Geobaldo dreamed of giving his children a better life in the United States. Of working and saving money to open a restaurant. The force of the river not only took away his son, but also all those dreams.
“In the jungle we lasted seven days with the children and it’s the worst thing I’ve ever experienced. I don’t have the energy to fight anymore,” he says on the verge of tears.
“I would like to scream, to run, to hit. I am desperate... I would give anything to have my son’s body,” he says.
According to UNICEF, since the beginning of this year, more than 150 children have arrived in Panama without their parents, some of them newborns, and at least five children were found dead in the jungle this year, but many bodies remain unrecovered.
Rosmary and Geobaldo have been in limbo for almost two months.
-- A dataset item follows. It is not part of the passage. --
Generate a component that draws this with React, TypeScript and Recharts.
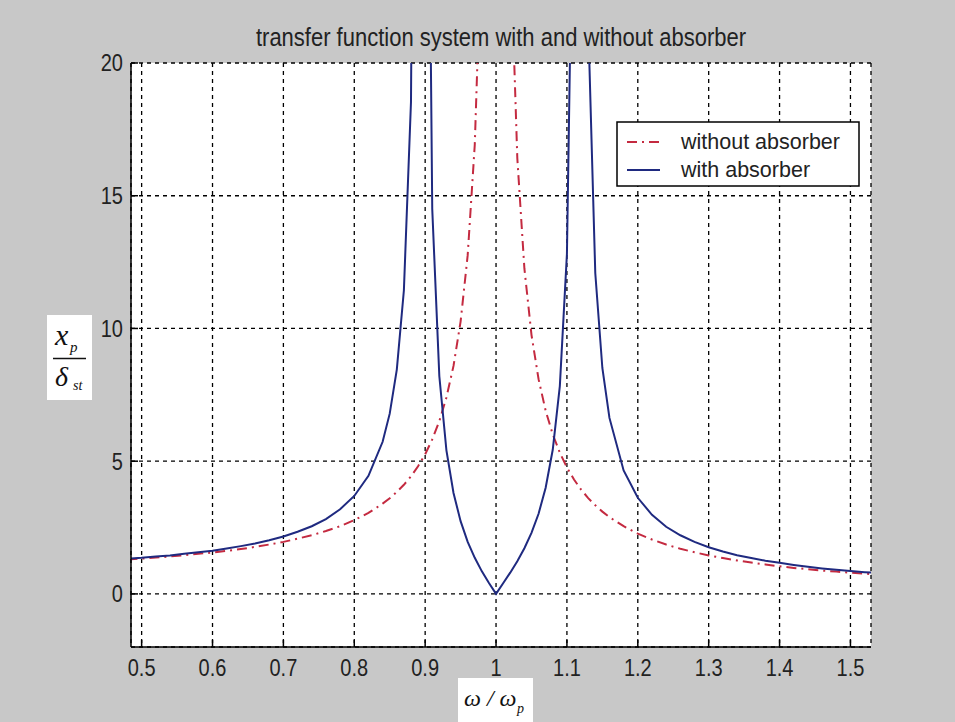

The authorities have told them that they are looking for the bodies, but they believe this is a lie.
Rosmary goes out every day to meet new migrants arriving at the camp. She hopes that someone has seen her son. That October morning 580 migrants arrived, according to the authorities’ count.
In the distance, the voices of a group of vendors can be heard talking as they watch a black man lying on the ground and crying loudly.
“His wife died,” says one of the vendors.
Rosmary, seeing the scene in the distance, hears the cries, the comments of the vendors and pauses in conversation.
“That’s how many of us arrived. A Haitian saved my life, but it would have been better to let me die... I feel dead in life,” she says.